Discussion must start before the laws are passed
When it came to discussing Senate Bill 5, Ohio Gov. John Kasich sent a pretty clear message earlier this year that the legislation wasn’t up for debate.
Now, Kasich and his supporters say they are ready to discuss the law that is commonly called “union-busting legislation,” but they contend this sharp change of course has nothing to do with the fact that opponents to the law gathered the necessary signatures and have done everything needed to put the issue on the ballot in November.
And if you believe the governor and his staff on this then we have some prime real estate we would love to sell you in Florida.
Kasich and his Republican supporters can deny it all they want, but this drastic reversal of policy is clearly tied to the fact that the referendum to overturn SB5 will be on the ballot and looks to have a strong chance of passing.
The fact they want to talk about it now, when virtually all discussion was rebuffed before, is insulting to the democratic process.
Part of the problem seems to be that Kasich may have never intended to be anything more than a one-term governor.

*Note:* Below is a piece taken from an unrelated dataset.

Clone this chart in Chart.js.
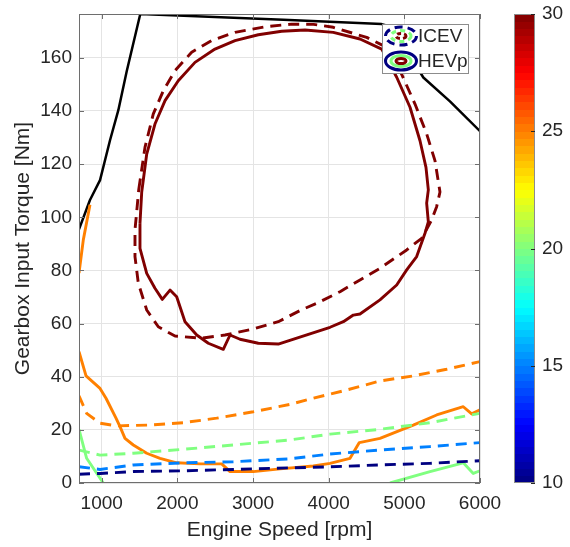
<!DOCTYPE html>
<html>
<head>
<meta charset="utf-8">
<script src="https://cdn.jsdelivr.net/npm/chart.js@4"></script>
<style>
  body { margin: 0; background: #fff; }
  #wrap { width: 570px; height: 547px; }
</style>
</head>
<body>
<div id="wrap"><canvas id="myChart"></canvas></div>
<script>
// axis ticks
const rpmTicks = [1000, 2000, 3000, 4000, 5000, 6000];
const torqueTicks = [0, 20, 40, 60, 80, 100, 120, 140, 160];
const barTicks = [10, 15, 20, 25, 30];

// full load curve
const maxRpm = [700, 845, 978, 1110, 1220, 1330, 1510, 3400, 4700, 4850, 5251, 5603, 6000];
const maxTorque = [95.5, 106.5, 114, 129, 140.3, 154.9, 176.5, 174.3, 172.7, 171.5, 152.6, 143.6, 132.4];

// ICEV contours (dashed)
const icev30Rpm = [1490, 1572, 1682, 1814, 1969, 2189, 2454, 2762, 3158, 3511, 3800, 4061, 4502, 4722, 4943, 5141, 5295, 5405, 5471, 5427, 5361, 5229, 5031, 4678, 4414, 4150, 3841, 3650, 3334, 2983, 2630, 2322, 1969, 1748, 1595, 1484, 1440, 1440, 1490];
const icev30Torque = [110.5, 126.3, 138.9, 147.6, 155.2, 162.1, 166.5, 169.6, 171.7, 172.7, 172.6, 171.5, 167.7, 164.6, 155.2, 142.6, 131.4, 121.3, 109.5, 104, 99, 92.1, 87.7, 80.8, 76.4, 72, 67.6, 65.3, 60.7, 57.8, 55.7, 54.5, 55.3, 58.8, 65.1, 75.2, 85.2, 95.2, 110.5];
const icev25Rpm = [700, 801, 978, 1198, 1638, 2079, 2520, 3004, 3489, 3797, 4238, 4678, 5118, 5559, 6000];
const icev25Torque = [32.8, 26.2, 22.5, 21.5, 21.8, 22.7, 24.4, 26.8, 29.6, 31.9, 35, 38.4, 40.3, 42.8, 45.7];
const icev20Rpm = [700, 978, 1418, 2079, 2739, 3489, 4018, 4678, 5339, 6000];
const icev20Torque = [12.4, 10.5, 11.2, 12.7, 14.3, 16.2, 18.4, 20.2, 22.7, 26.2];
const icev15Rpm = [700, 978, 1418, 2079, 2739, 3489, 4018, 4678, 5339, 6000];
const icev15Torque = [6.1, 5.1, 6.8, 7.6, 8.0, 9.1, 10.9, 12.4, 13.7, 15.2];
const icev10Rpm = [700, 978, 1418, 2079, 2739, 3489, 4018, 4678, 5339, 6000];
const icev10Torque = [3.3, 3.6, 4.3, 4.6, 5.1, 5.7, 6.1, 6.8, 7.4, 8.4];

// HEVp contours (solid)
const hevp30Rpm = [1506, 1529, 1595, 1704, 1837, 2012, 2233, 2497, 2762, 3070, 3379, 3687, 4061, 4414, 4701, 4899, 5075, 5207, 5286, 5317, 5295, 5317, 5273, 5163, 5031, 4899, 4678, 4414, 4326, 4194, 4018, 3650, 3334, 3070, 2828, 2696, 2607, 2409, 2256, 2101, 1991, 1903, 1801, 1704, 1595, 1506, 1506];
const hevp30Torque = [97.7, 109.5, 123.8, 135.1, 143.9, 151.4, 158.3, 163.3, 166.5, 168.7, 170.0, 170.5, 169.6, 167.1, 163.3, 152.7, 141.4, 128.8, 118.8, 110.3, 105.3, 98.3, 94, 85.2, 80.2, 74.5, 68.9, 63.6, 63.2, 60.7, 58.6, 55.2, 52.3, 52.6, 54.1, 55.7, 50.3, 52.6, 55.7, 60.7, 70.1, 72.6, 69.1, 73.3, 78.9, 88.3, 97.7];
const hevp25aRpm = [700, 757, 845];
const hevp25aTorque = [79, 91.5, 104.7];
const hevp25bRpm = [700, 793, 978, 1057, 1189, 1242, 1308, 1418, 1595, 1771, 1991, 2299, 2586, 2696, 3004, 3357, 3797, 4018, 4282, 4405, 4678, 5118, 5427, 5779, 5890, 6000];
const hevp25bTorque = [49.4, 40.3, 35.6, 31.9, 24.4, 21.2, 16.8, 14.3, 11.2, 9.3, 7.6, 7.2, 7.2, 4.3, 4.3, 5.3, 6.4, 7.4, 9.3, 15.2, 16.8, 21.8, 25.6, 28.7, 26, 27.5];
const hevp20aRpm = [700, 801, 1021];
const hevp20aTorque = [20.2, 9.3, 0];
const hevp20bRpm = [4811, 5339, 5779, 5911, 6000];
const hevp20bTorque = [0, 4.3, 7.6, 3.6, 4.6];

// jet colormap, t in [0,1]
function jet(t) {
    const c = v => Math.round(255 * Math.max(0, Math.min(1, v)));
    return 'rgb(' + c(1.5 - Math.abs(4 * t - 3)) + ',' + c(1.5 - Math.abs(4 * t - 2)) + ',' + c(1.5 - Math.abs(4 * t - 1)) + ')';
}
const levelColor = lvl => jet((lvl - 10) / 20);

const DASH = [11, 7];
function curve(rpm, torque, color, dashed, width) {
    return {
        data: rpm.map((x, i) => ({ x: x, y: torque[i] })),
        borderColor: color,
        borderWidth: width || 2.9,
        borderDash: dashed ? DASH : [],
        borderJoinStyle: 'round',
        showLine: true,
        pointRadius: 0,
        tension: 0,
        fill: false,
    };
}

const FONT = 'Liberation Sans, Arial, Helvetica, sans-serif';
const TEXT = '#262626';

// plot frame with inward ticks
const frame = {
    id: 'frame',
    afterDatasetsDraw(chart) {
        const { ctx, chartArea: a, scales } = chart;
        ctx.save();
        ctx.strokeStyle = '#6e6e6e';
        ctx.lineWidth = 1;
        ctx.strokeRect(a.left + 0.5, a.top + 0.5, a.right - a.left - 1, a.bottom - a.top - 1);
        ctx.beginPath();
        rpmTicks.forEach(v => {
            const x = Math.round(scales.x.getPixelForValue(v)) + 0.5;
            ctx.moveTo(x, a.bottom); ctx.lineTo(x, a.bottom - 5);
            ctx.moveTo(x, a.top); ctx.lineTo(x, a.top + 5);
        });
        torqueTicks.forEach(v => {
            const y = Math.round(scales.y.getPixelForValue(v)) + 0.5;
            ctx.moveTo(a.left, y); ctx.lineTo(a.left + 5, y);
            ctx.moveTo(a.right, y); ctx.lineTo(a.right - 5, y);
        });
        ctx.stroke();
        ctx.restore();
    }
};

// in-axes legend with contour style icons
const contourLegend = {
    id: 'contourLegend',
    afterDatasetsDraw(chart) {
        const { ctx, chartArea: a } = chart;
        const w = 87, h = 50;
        const x0 = a.right - 11 - w, y0 = a.top + 10;
        ctx.save();
        ctx.fillStyle = '#fff';
        ctx.fillRect(x0, y0, w, h);
        ctx.strokeStyle = '#8c8c8c';
        ctx.lineWidth = 1;
        ctx.strokeRect(x0 + 0.5, y0 + 0.5, w - 1, h - 1);

        const rows = [{ label: 'ICEV', dashed: true }, { label: 'HEVp', dashed: false }];
        rows.forEach((r, i) => {
            const cx = x0 + 19, cy = y0 + 12 + i * 25;
            const rings = [
                [15.5, 9, levelColor(10), [8, 5]],
                [10, 5.5, levelColor(20), [5, 4]],
                [5, 2.6, levelColor(30), [4, 3]],
            ];
            rings.forEach(([rx, ry, col, d]) => {
                ctx.beginPath();
                ctx.ellipse(cx, cy, rx, ry, 0, 0, Math.PI * 2);
                ctx.strokeStyle = col;
                ctx.lineWidth = 3;
                ctx.setLineDash(r.dashed ? d : []);
                ctx.stroke();
            });
            ctx.setLineDash([]);
            ctx.fillStyle = TEXT;
            ctx.font = '19px ' + FONT;
            ctx.textBaseline = 'middle';
            ctx.textAlign = 'left';
            ctx.fillText(r.label, x0 + 36, cy + 1);
        });
        ctx.restore();
    }
};

// jet colour bar next to the plot
const colorBar = {
    id: 'colorBar',
    afterDraw(chart) {
        const { ctx } = chart;
        const s = chart.scales.cb;
        const left = s.left + 34, width = 21;
        const n = 64;
        ctx.save();
        for (let i = 0; i < n; i++) {
            const v0 = 10 + 20 * i / n, v1 = 10 + 20 * (i + 1) / n;
            const yTop = s.getPixelForValue(v1), yBot = s.getPixelForValue(v0);
            ctx.fillStyle = jet((i + 0.5) / n);
            ctx.fillRect(left, Math.floor(yTop), width, Math.ceil(yBot) - Math.floor(yTop));
        }
        ctx.strokeStyle = '#8c8c8c';
        ctx.lineWidth = 1;
        ctx.strokeRect(left + 0.5, s.top + 0.5, width - 1, s.bottom - s.top - 1);
        ctx.strokeStyle = '#262626';
        ctx.beginPath();
        barTicks.forEach(v => {
            const y = Math.round(s.getPixelForValue(v)) + 0.5;
            ctx.moveTo(left + width, y); ctx.lineTo(left + width - 4, y);
        });
        ctx.stroke();
        ctx.restore();
    }
};

const plain = v => String(v);

const ctx = document.getElementById('myChart');
new Chart(ctx, {
    type: 'scatter',
    data: {
        datasets: [
            curve(icev10Rpm, icev10Torque, levelColor(10), true),
            curve(icev15Rpm, icev15Torque, levelColor(15), true),
            curve(icev20Rpm, icev20Torque, levelColor(20), true),
            curve(icev25Rpm, icev25Torque, levelColor(25), true),
            curve(icev30Rpm, icev30Torque, levelColor(30), true),
            curve(hevp20aRpm, hevp20aTorque, levelColor(20), false),
            curve(hevp20bRpm, hevp20bTorque, levelColor(20), false),
            curve(hevp25aRpm, hevp25aTorque, levelColor(25), false),
            curve(hevp25bRpm, hevp25bTorque, levelColor(25), false),
            curve(hevp30Rpm, hevp30Torque, levelColor(30), false),
            curve(maxRpm, maxTorque, '#000000', false, 2.5),
        ]
    },
    options: {
        responsive: true,
        maintainAspectRatio: false,
        animation: false,
        layout: { padding: { top: 14, left: 0, right: 0, bottom: 0 } },
        scales: {
            x: {
                type: 'linear',
                min: 700,
                max: 6000,
                afterBuildTicks: s => { s.ticks = rpmTicks.map(v => ({ value: v })); },
                afterFit: s => { s.height = 64; s.paddingLeft = 0; s.paddingRight = 0; },
                grid: { color: '#e4e4e4', drawTicks: false },
                border: { display: false },
                ticks: { color: TEXT, font: { family: FONT, size: 19 }, padding: 9, maxRotation: 0, callback: plain },
                title: {
                    display: true,
                    text: 'Engine Speed [rpm]',
                    color: TEXT,
                    font: { family: FONT, size: 21 },
                    padding: { top: 0, bottom: 4 }
                }
            },
            y: {
                type: 'linear',
                min: 0,
                max: 176.5,
                afterBuildTicks: s => { s.ticks = torqueTicks.map(v => ({ value: v })); },
                afterFit: s => { s.width = 79; s.paddingTop = 0; s.paddingBottom = 0; },
                grid: { color: '#e4e4e4', drawTicks: false },
                border: { display: false },
                ticks: { color: TEXT, font: { family: FONT, size: 19 }, padding: 7, callback: plain },
                title: {
                    display: true,
                    text: 'Gearbox Input Torque [Nm]',
                    color: TEXT,
                    font: { family: FONT, size: 21 },
                    padding: { top: 11, bottom: 0 }
                }
            },
            cb: {
                type: 'linear',
                position: 'right',
                min: 10,
                max: 30,
                afterBuildTicks: s => { s.ticks = barTicks.map(v => ({ value: v })); },
                afterFit: s => { s.width = 90; s.paddingTop = 0; s.paddingBottom = 0; },
                grid: { display: false, drawTicks: false },
                border: { display: false },
                ticks: { color: TEXT, font: { family: FONT, size: 19 }, padding: 62, callback: plain }
            }
        },
        plugins: {
            legend: { display: false },
            tooltip: { enabled: false }
        }
    },
    plugins: [frame, contourLegend, colorBar]
});
</script>
</body>
</html>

Although this can be beneficial in some ways because it helps take politics out of the equation, the reality is it also removes much of the accountability to the citizens.
The man simply doesn’t seem to care what the citizens want.
There are lessons to be learned here and hopefully Kasich will pay attention because he will still lead the state of Ohio for more than three years.
Creating an environment of open discussion and communication — before a law is adopted — is vital for Ohio to move forward.